In 1992, with hip-hop increasingly dominated by gangsta rap, LA's Pharcyde felt refreshingly different. Their debut album Bizarre Ride II the Pharcyde underpinned their boisterous, weed-obsessed rhymes with an engaging musical template – a rustle of cymbal, a wandering organ, an unexpected jazz sample – and an attitude that mixed swagger and self-deprecation. Despite a fine J Dilla-produced followup, Labcabincalifornia, collaborations with Spike Jonze and work with Gorillaz, the band have never since produced anything to match its impact; of the original quartet of rappers, only Imani and Bootie Brown remain.

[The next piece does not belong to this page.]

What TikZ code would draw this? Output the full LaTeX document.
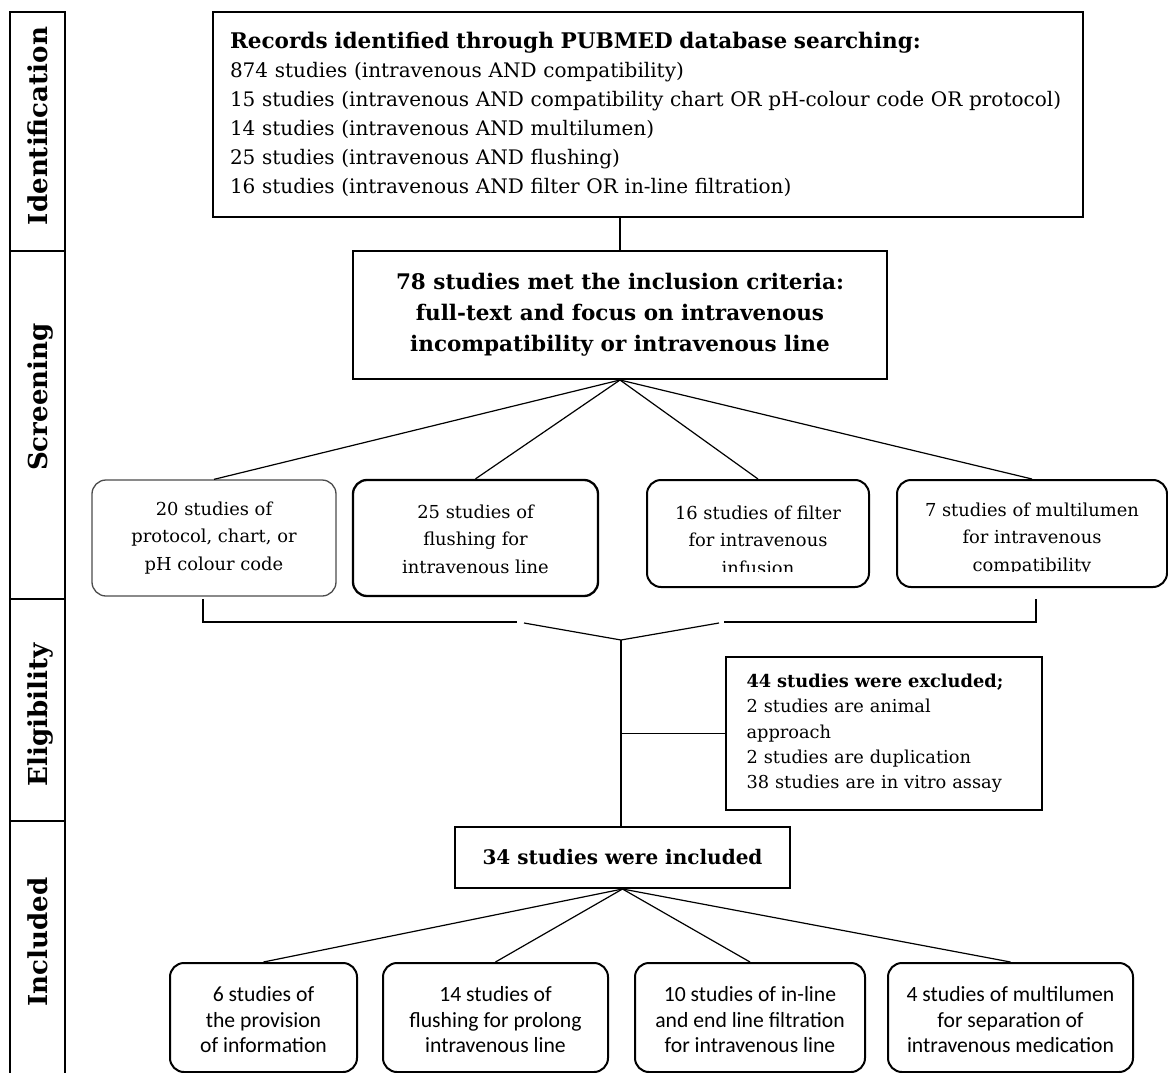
\documentclass[tikz,border=0pt]{standalone}
\usepackage{fontspec}
\setmainfont{DejaVu Serif}
\newfontfamily\calfont{Carlito}
\newlength\mw
\newcommand\fitsize[4]{\settowidth\mw{#2\fontsize{10}{12}\selectfont #3}\pgfmathsetmacro#1{10*#4/\mw}\global\let#1#1}
\begin{document}
\fitsize\szTitle{\bfseries}{Records identified through PUBMED database searching:}{695}%
\fitsize\szBody{}{15 studies (intravenous AND compatibility chart OR pH-colour code OR protocol)}{828}%
\fitsize\szMid{\bfseries}{78 studies met the inclusion criteria:}{448}%
\fitsize\szScr{}{7 studies of multilumen}{214}%
\fitsize\szExc{}{38 studies are in vitro assay}{254}%
\fitsize\szInc{\bfseries}{34 studies were included}{280}%
\fitsize\szBot{\calfont}{intravenous medication}{207}%
\fitsize\szPh{\bfseries}{Identification}{198}%
\begin{tikzpicture}[x=1pt,y=-1pt]
\tikzset{
  sqbox/.style={draw, line width=2pt, inner sep=0pt},
  rbox/.style={draw, line width=2pt, rounded corners=14pt, inner sep=0pt},
  conn/.style={line width=1.2pt},
  phline/.style={line width=1.5pt},
  phase/.style={rotate=90, anchor=base, inner sep=0pt, font=\bfseries\fontsize{\szPh}{\szPh}\selectfont},
  scrtext/.style={align=center, inner sep=0pt, font=\fontsize{\szScr}{27.5}\selectfont},
  bottext/.style={align=center, font=\calfont\fontsize{\szBot}{25.5}\selectfont}
}
\useasboundingbox (0,0) rectangle (1168,1073);
\fill[white] (0,0) rectangle (1168,1073);
% phase column
\draw[phline] (10,1090) -- (10,12) -- (65,12) -- (65,1090);
\draw[phline] (10,251) -- (65,251);
\draw[phline] (10,599) -- (65,599);
\draw[phline] (10,821) -- (65,821);
\node[phase] (phId) at (47,126) {Identification};
\node[phase] (phSc) at (47,397) {Screening};
\node[phase] (phEl) at (47,715) {Eligibility};
\node[phase] (phIn) at (47,942) {Included};
% top box
\node[sqbox, line width=2.5pt, minimum width=870, minimum height=205, text width=836, align=left,
      font=\fontsize{\szBody}{29}\selectfont] (top) at (648,114.5)
  {{\bfseries\fontsize{\szTitle}{29}\selectfont Records identified through PUBMED database searching:}\\
   874 studies (intravenous AND compatibility)\\
   15 studies (intravenous AND compatibility chart OR pH-colour code OR protocol)\\
   14 studies (intravenous AND multilumen)\\
   25 studies (intravenous AND flushing)\\
   16 studies (intravenous AND filter OR in-line filtration)};
% inclusion box
\node[sqbox, minimum width=534, minimum height=128, align=center,
      font=\bfseries\fontsize{\szMid}{31}\selectfont] (mid) at (620,315)
  {78 studies met the inclusion criteria:\\ full-text and focus on intravenous\\ incompatibility or intravenous line};
% screening boxes
\node[rbox, line width=1.3pt, draw=black!70, minimum width=244, minimum height=116] (s1) at (214,538) {};
\node[scrtext] (s1t) at (214,538) {20 studies of\\ protocol, chart, or\\ pH colour code};
\node[rbox, line width=2.3pt, minimum width=245, minimum height=116] (s2) at (475.5,538) {};
\node[scrtext] (s2t) at (475.5,539) {25 studies of\\ flushing for\\ intravenous line};
\node[rbox, minimum width=222, minimum height=107] (s3) at (758,533.5) {};
\node[rbox, minimum width=270, minimum height=107] (s4) at (1032,533.5) {};
\begin{scope}
  \clip (640,470) rectangle (1168,571);
  \node[scrtext] (s3t) at (758,540) {16 studies of filter\\ for intravenous\\ infusion};
  \node[scrtext] (s4t) at (1032,539) {7 studies of multilumen\\ for intravenous\\ compatibility};
\end{scope}
% exclusion box
\node[sqbox, minimum width=316, minimum height=153, text width=275, align=left,
      font=\fontsize{\szExc}{25.3}\selectfont] (excl) at (884,733.5)
  {\textbf{44 studies were excluded;}\\ 2 studies are animal\\ approach\\ 2 studies are duplication\\ 38 studies are in vitro assay};
% included box
\node[sqbox, minimum width=335, minimum height=61, font=\bfseries\fontsize{\szInc}{24}\selectfont] (inc) at (622.5,857.5) {34 studies were included};
% bottom boxes
\node[rbox, minimum width=187, minimum height=109] (bA) at (263.5,1017.5) {};
\node[rbox, minimum width=225, minimum height=109] (bB) at (495.5,1017.5) {};
\node[rbox, minimum width=230, minimum height=109] (bC) at (750,1017.5) {};
\node[rbox, minimum width=245, minimum height=109] (bD) at (1010.5,1017.5) {};
\node[bottext] (bAt) at (263.5,1020) {6 studies of\\ the provision\\ of information};
\node[bottext] (bBt) at (495.5,1020) {14 studies of\\ flushing for prolong\\ intravenous line};
\node[bottext] (bCt) at (750,1020) {10 studies of in-line\\ and end line filtration\\ for intravenous line};
\node[bottext] (bDt) at (1010.5,1020) {4 studies of multilumen\\ for separation of\\ intravenous medication};
% connectors
\draw[conn] (top.south -| mid.north) -- (mid.north);
\foreach \t in {s1,s2,s3,s4} \draw[conn] (mid.south) -- (\t.north);
\coordinate (bL) at (203,599);
\coordinate (bLm) at (517,622);
\coordinate (bLm2) at (524,623);
\coordinate (V) at (621,640);
\coordinate (bRm2) at (719,623);
\coordinate (bRm) at (724,622);
\coordinate (bR) at (1036,599);
\draw[conn] (bL) |- (bLm);
\draw[conn] (bLm2) -- (V) -- (bRm2);
\draw[conn] (bRm) -| (bR);
\draw[conn] (V) -- (V |- inc.north);
\draw[conn] (V |- excl.west) -- (excl.west);
\foreach \t in {bA,bB,bC,bD} \draw[conn] (inc.south) -- (\t.north);
\end{tikzpicture}
\end{document}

Live, joined by a DJ, a drummer and keyboards, the pair played a set that leaned heavily on their debut. Some of its subtlety was lost: with its funky twists and chimes eschewed for a punchy, percussive treatment and its nimble four-rapper interplay boiled down to a high-energy duet, Ya Mama felt like a joke in need of retirement.
Not that this let the atmosphere down. Imani and Brown perched on speakers, downed tequila, orchestrated call-and-response routines with genuine enthusiasm and bounded, infectious and sweat-flecked, around Koko's stage. And while some of their set drifted into mid-tempo filler, there was plenty to enjoy. A riotous Oh Shit! brought the crowd into a boozy pogo, the arrangements occasionally branched out with real success – slipping from a joyously deep, dubsteppy groove into cheesy funk at one gleeful point – and the high points of their back catalogue were handled with humour and vigour.
By the time they closed with Runnin' – whose lilting verses slipped into a lovely, oddly mournful singalong chorus – the night felt like a proper house party. If the Pharcyde were as good at producing new music as they are at conjuring intimacy, these hip-hop veterans might just have a future to boast, as well as a past to play on.